#### [PROVIDED ENTRIES]
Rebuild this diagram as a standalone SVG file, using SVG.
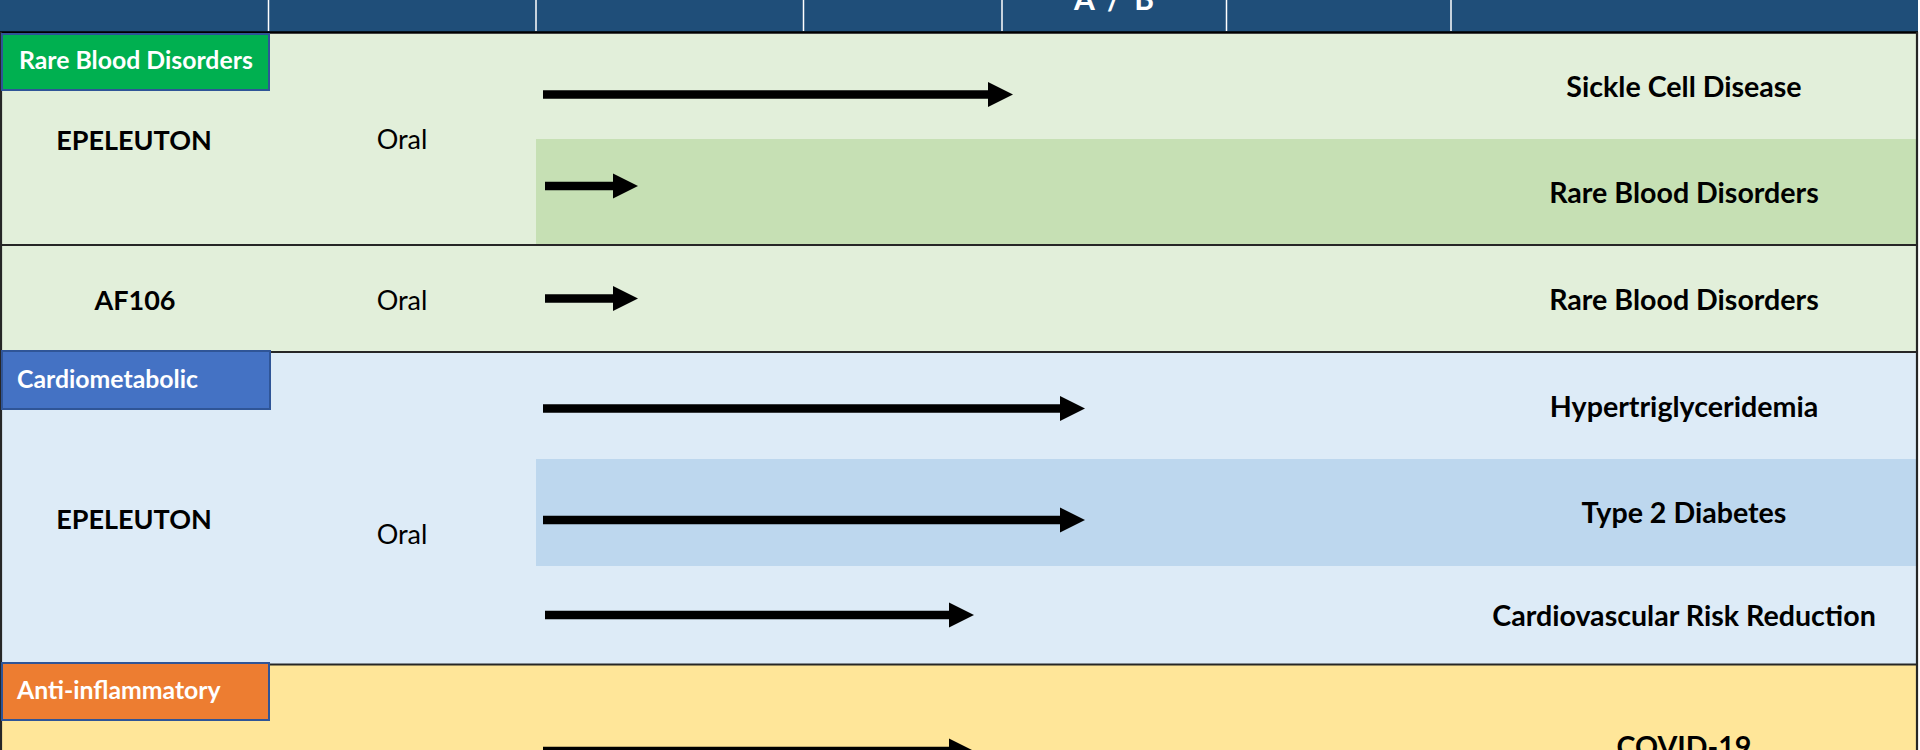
<svg xmlns="http://www.w3.org/2000/svg" width="1920" height="750" viewBox="0 0 1920 750">
<style>
.hdr{fill:#1F4E79}
.sep{stroke:#FFFFFF;stroke-width:1.5}
.rule{stroke:#262626;stroke-width:2.2}
.lbl{stroke:#2F5597;stroke-width:2}
.lt{font-family:Lato,"Liberation Sans",sans-serif;font-weight:bold;font-size:24.8px;fill:#FFFFFF}
.drug{font-family:Lato,"Liberation Sans",sans-serif;font-weight:bold;font-size:27px;fill:#000000;text-anchor:middle}
.route{font-family:Lato,"Liberation Sans",sans-serif;font-size:27px;fill:#000000;text-anchor:middle}
.ind{font-family:Lato,"Liberation Sans",sans-serif;font-weight:bold;font-size:28.6px;fill:#000000;text-anchor:middle}
.ht{font-family:Lato,"Liberation Sans",sans-serif;font-weight:bold;font-size:30px;fill:#FFFFFF;text-anchor:middle}
.arr{stroke:#000000;stroke-width:8.5;marker-end:url(#head)}
</style>
<defs>
<marker id="head" markerUnits="userSpaceOnUse" markerWidth="26" markerHeight="26" refX="0" refY="12.5" orient="auto" overflow="visible">
<path d="M0,0 L25,12.5 L0,25 Z" fill="#000000"/>
</marker>
</defs>
<rect x="0" y="0" width="1920" height="750" fill="#FFFFFF"/>
<g id="header">
<rect class="hdr" x="0" y="0" width="1918" height="32"/>
<line class="sep" x1="268.5" y1="0" x2="268.5" y2="31"/>
<line class="sep" x1="536" y1="0" x2="536" y2="31"/>
<line class="sep" x1="803.5" y1="0" x2="803.5" y2="31"/>
<line class="sep" x1="1002" y1="0" x2="1002" y2="31"/>
<line class="sep" x1="1226.5" y1="0" x2="1226.5" y2="31"/>
<line class="sep" x1="1451" y1="0" x2="1451" y2="31"/>
<text class="ht" x="1114" y="10" word-spacing="6">A / B</text>
<line x1="0" y1="32.5" x2="1918" y2="32.5" stroke="#000000" stroke-width="2.5"/>
</g>
<g id="row-epeleuton-rbd">
<rect x="1" y="34" width="1916" height="211" fill="#E2EFDA"/>
<rect x="536" y="139" width="1381" height="106" fill="#C6E0B4"/>
<text class="drug" x="134" y="150">EPELEUTON</text>
<text class="route" x="402" y="149">Oral</text>
<text class="ind" x="1684" y="97">Sickle Cell Disease</text>
<text class="ind" x="1684" y="203">Rare Blood Disorders</text>
</g>
<g id="row-af106">
<rect x="1" y="245" width="1916" height="107" fill="#E2EFDA"/>
<text class="drug" x="135" y="310">AF106</text>
<text class="route" x="402" y="310">Oral</text>
<text class="ind" x="1684" y="310">Rare Blood Disorders</text>
</g>
<g id="row-epeleuton-cardio">
<rect x="1" y="352" width="1916" height="312" fill="#DDEBF7"/>
<rect x="536" y="459" width="1381" height="107" fill="#BDD7EE"/>
<text class="drug" x="134" y="529">EPELEUTON</text>
<text class="route" x="402" y="544">Oral</text>
<text class="ind" x="1684" y="417">Hypertriglyceridemia</text>
<text class="ind" x="1684" y="523">Type 2 Diabetes</text>
<text class="ind" x="1684" y="626">Cardiovascular Risk Reduction</text>
</g>
<g id="row-anti">
<rect x="1" y="664" width="1916" height="90" fill="#FFE699"/>
<text class="ind" x="1684" y="757">COVID-19</text>
</g>
<g id="borders">
<line class="rule" x1="0" y1="245" x2="1918" y2="245"/>
<line class="rule" x1="0" y1="352" x2="1918" y2="352"/>
<line class="rule" x1="0" y1="664.5" x2="1918" y2="664.5"/>
<line class="rule" x1="1" y1="32" x2="1" y2="750"/>
<line class="rule" x1="1917" y1="32" x2="1917" y2="750"/>
</g>
<g id="label-rbd">
<rect class="lbl" x="2" y="34" width="267" height="56" fill="#00B050"/>
<text class="lt" x="19" y="69">Rare Blood Disorders</text>
</g>
<g id="label-cardio">
<rect class="lbl" x="2" y="351" width="268" height="58" fill="#4472C4"/>
<text class="lt" x="17" y="388">Cardiometabolic</text>
</g>
<g id="label-anti">
<rect class="lbl" x="2" y="663" width="267" height="57" fill="#ED7D31"/>
<text class="lt" x="17" y="699">Anti-inflammatory</text>
</g>
<g id="connectors">
<line class="arr" x1="543" y1="94.5" x2="988" y2="94.5"/>
<line class="arr" x1="545" y1="186" x2="613" y2="186"/>
<line class="arr" x1="545" y1="298.5" x2="613" y2="298.5"/>
<line class="arr" x1="543" y1="408.5" x2="1060" y2="408.5"/>
<line class="arr" x1="543" y1="520" x2="1060" y2="520"/>
<line class="arr" x1="545" y1="615" x2="949" y2="615"/>
<line class="arr" x1="543" y1="751" x2="949" y2="751"/>
</g>
</svg>
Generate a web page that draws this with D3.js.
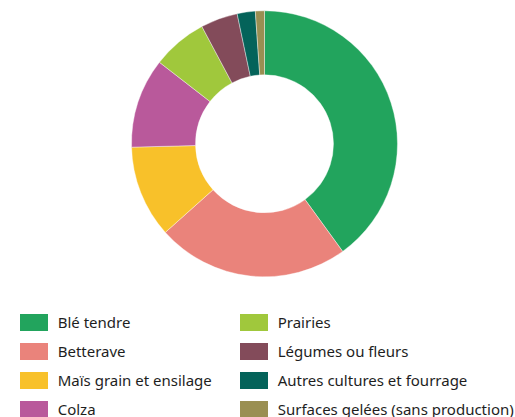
<!DOCTYPE html>
<html>
<head>
<meta charset="utf-8">
<script src="https://cdn.jsdelivr.net/npm/d3@7"></script>
<style>
  body { margin: 0; background: #fff; }
  text { font-family: "Noto Sans", sans-serif; }
</style>
</head>
<body>
<div id="wrapper"></div>
<script>
const categories = [
  "Blé tendre", "Betterave", "Maïs grain et ensilage", "Colza",
  "Prairies", "Légumes ou fleurs", "Autres cultures et fourrage",
  "Surfaces gelées (sans production)"
]
const values = [40.0, 23.4, 11.2, 10.9, 6.7, 4.5, 2.2, 1.1]
const colors = ["#22a45d", "#ea837b", "#f8c12a", "#b9599b",
  "#a0c83c", "#834b5a", "#04635a", "#9a8f52"]

const width = 515
const height = 417

const svg = d3.select("#wrapper")
  .append("svg")
    .attr("width", width)
    .attr("height", height)

const color = d3.scaleOrdinal()
  .domain(categories)
  .range(colors)

const pie = d3.pie()
  .sort(null)
  .value(d => d.value)

const arc = d3.arc()
  .innerRadius(69)
  .outerRadius(133)

const data = categories.map((c, i) => ({ name: c, value: values[i] }))

const donut = svg.append("g")
  .attr("transform", "translate(264.5, 143.8)")

donut.selectAll("path")
  .data(pie(data))
  .join("path")
    .attr("d", arc)
    .attr("fill", d => color(d.data.name))
    .attr("stroke", "#fff")
    .attr("stroke-width", 0.4)

// legend, two columns of four
const legend = svg.append("g")
const items = legend.selectAll("g")
  .data(data)
  .join("g")
    .attr("transform", (d, i) => {
      const col = Math.floor(i / 4)
      const row = i % 4
      return `translate(${20 + col * 220}, ${314 + row * 29})`
    })

items.append("rect")
  .attr("width", 28)
  .attr("height", 17)
  .attr("fill", d => color(d.name))

items.append("text")
  .attr("x", 37.7)
  .attr("y", 8.5)
  .attr("dy", "0.35em")
  .attr("fill", "#1e1e1e")
  .style("font-size", "15px")
  .text(d => d.name)
</script>
</body>
</html>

#### [PROBLEM REQUIREMENTS]
Reproduce all of the data exactly; the pictures do not belong in the copy.

#### [TASK RESULT]
Rebuild this diagram as a standalone SVG file, using SVG.
<svg xmlns="http://www.w3.org/2000/svg" width="1920" height="750" viewBox="0 0 1920 750">
<style>
.hdr{fill:#1F4E79}
.sep{stroke:#FFFFFF;stroke-width:1.5}
.rule{stroke:#262626;stroke-width:2.2}
.lbl{stroke:#2F5597;stroke-width:2}
.lt{font-family:Lato,"Liberation Sans",sans-serif;font-weight:bold;font-size:24.8px;fill:#FFFFFF}
.drug{font-family:Lato,"Liberation Sans",sans-serif;font-weight:bold;font-size:27px;fill:#000000;text-anchor:middle}
.route{font-family:Lato,"Liberation Sans",sans-serif;font-size:27px;fill:#000000;text-anchor:middle}
.ind{font-family:Lato,"Liberation Sans",sans-serif;font-weight:bold;font-size:28.6px;fill:#000000;text-anchor:middle}
.ht{font-family:Lato,"Liberation Sans",sans-serif;font-weight:bold;font-size:30px;fill:#FFFFFF;text-anchor:middle}
.arr{stroke:#000000;stroke-width:8.5;marker-end:url(#head)}
</style>
<defs>
<marker id="head" markerUnits="userSpaceOnUse" markerWidth="26" markerHeight="26" refX="0" refY="12.5" orient="auto" overflow="visible">
<path d="M0,0 L25,12.5 L0,25 Z" fill="#000000"/>
</marker>
</defs>
<rect x="0" y="0" width="1920" height="750" fill="#FFFFFF"/>
<g id="header">
<rect class="hdr" x="0" y="0" width="1918" height="32"/>
<line class="sep" x1="268.5" y1="0" x2="268.5" y2="31"/>
<line class="sep" x1="536" y1="0" x2="536" y2="31"/>
<line class="sep" x1="803.5" y1="0" x2="803.5" y2="31"/>
<line class="sep" x1="1002" y1="0" x2="1002" y2="31"/>
<line class="sep" x1="1226.5" y1="0" x2="1226.5" y2="31"/>
<line class="sep" x1="1451" y1="0" x2="1451" y2="31"/>
<text class="ht" x="1114" y="10" word-spacing="6">A / B</text>
<line x1="0" y1="32.5" x2="1918" y2="32.5" stroke="#000000" stroke-width="2.5"/>
</g>
<g id="row-epeleuton-rbd">
<rect x="1" y="34" width="1916" height="211" fill="#E2EFDA"/>
<rect x="536" y="139" width="1381" height="106" fill="#C6E0B4"/>
<text class="drug" x="134" y="150">EPELEUTON</text>
<text class="route" x="402" y="149">Oral</text>
<text class="ind" x="1684" y="97">Sickle Cell Disease</text>
<text class="ind" x="1684" y="203">Rare Blood Disorders</text>
</g>
<g id="row-af106">
<rect x="1" y="245" width="1916" height="107" fill="#E2EFDA"/>
<text class="drug" x="135" y="310">AF106</text>
<text class="route" x="402" y="310">Oral</text>
<text class="ind" x="1684" y="310">Rare Blood Disorders</text>
</g>
<g id="row-epeleuton-cardio">
<rect x="1" y="352" width="1916" height="312" fill="#DDEBF7"/>
<rect x="536" y="459" width="1381" height="107" fill="#BDD7EE"/>
<text class="drug" x="134" y="529">EPELEUTON</text>
<text class="route" x="402" y="544">Oral</text>
<text class="ind" x="1684" y="417">Hypertriglyceridemia</text>
<text class="ind" x="1684" y="523">Type 2 Diabetes</text>
<text class="ind" x="1684" y="626">Cardiovascular Risk Reduction</text>
</g>
<g id="row-anti">
<rect x="1" y="664" width="1916" height="90" fill="#FFE699"/>
<text class="ind" x="1684" y="757">COVID-19</text>
</g>
<g id="borders">
<line class="rule" x1="0" y1="245" x2="1918" y2="245"/>
<line class="rule" x1="0" y1="352" x2="1918" y2="352"/>
<line class="rule" x1="0" y1="664.5" x2="1918" y2="664.5"/>
<line class="rule" x1="1" y1="32" x2="1" y2="750"/>
<line class="rule" x1="1917" y1="32" x2="1917" y2="750"/>
</g>
<g id="label-rbd">
<rect class="lbl" x="2" y="34" width="267" height="56" fill="#00B050"/>
<text class="lt" x="19" y="69">Rare Blood Disorders</text>
</g>
<g id="label-cardio">
<rect class="lbl" x="2" y="351" width="268" height="58" fill="#4472C4"/>
<text class="lt" x="17" y="388">Cardiometabolic</text>
</g>
<g id="label-anti">
<rect class="lbl" x="2" y="663" width="267" height="57" fill="#ED7D31"/>
<text class="lt" x="17" y="699">Anti-inflammatory</text>
</g>
<g id="connectors">
<line class="arr" x1="543" y1="94.5" x2="988" y2="94.5"/>
<line class="arr" x1="545" y1="186" x2="613" y2="186"/>
<line class="arr" x1="545" y1="298.5" x2="613" y2="298.5"/>
<line class="arr" x1="543" y1="408.5" x2="1060" y2="408.5"/>
<line class="arr" x1="543" y1="520" x2="1060" y2="520"/>
<line class="arr" x1="545" y1="615" x2="949" y2="615"/>
<line class="arr" x1="543" y1="751" x2="949" y2="751"/>
</g>
</svg>
Generate a web page that draws this with D3.js.
<!DOCTYPE html>
<html>
<head>
<meta charset="utf-8">
<script src="https://cdn.jsdelivr.net/npm/d3@7"></script>
<style>
  body { margin: 0; background: #fff; }
  text { font-family: "Noto Sans", sans-serif; }
</style>
</head>
<body>
<div id="wrapper"></div>
<script>
const categories = [
  "Blé tendre", "Betterave", "Maïs grain et ensilage", "Colza",
  "Prairies", "Légumes ou fleurs", "Autres cultures et fourrage",
  "Surfaces gelées (sans production)"
]
const values = [40.0, 23.4, 11.2, 10.9, 6.7, 4.5, 2.2, 1.1]
const colors = ["#22a45d", "#ea837b", "#f8c12a", "#b9599b",
  "#a0c83c", "#834b5a", "#04635a", "#9a8f52"]

const width = 515
const height = 417

const svg = d3.select("#wrapper")
  .append("svg")
    .attr("width", width)
    .attr("height", height)

const color = d3.scaleOrdinal()
  .domain(categories)
  .range(colors)

const pie = d3.pie()
  .sort(null)
  .value(d => d.value)

const arc = d3.arc()
  .innerRadius(69)
  .outerRadius(133)

const data = categories.map((c, i) => ({ name: c, value: values[i] }))

const donut = svg.append("g")
  .attr("transform", "translate(264.5, 143.8)")

donut.selectAll("path")
  .data(pie(data))
  .join("path")
    .attr("d", arc)
    .attr("fill", d => color(d.data.name))
    .attr("stroke", "#fff")
    .attr("stroke-width", 0.4)

// legend, two columns of four
const legend = svg.append("g")
const items = legend.selectAll("g")
  .data(data)
  .join("g")
    .attr("transform", (d, i) => {
      const col = Math.floor(i / 4)
      const row = i % 4
      return `translate(${20 + col * 220}, ${314 + row * 29})`
    })

items.append("rect")
  .attr("width", 28)
  .attr("height", 17)
  .attr("fill", d => color(d.name))

items.append("text")
  .attr("x", 37.7)
  .attr("y", 8.5)
  .attr("dy", "0.35em")
  .attr("fill", "#1e1e1e")
  .style("font-size", "15px")
  .text(d => d.name)
</script>
</body>
</html>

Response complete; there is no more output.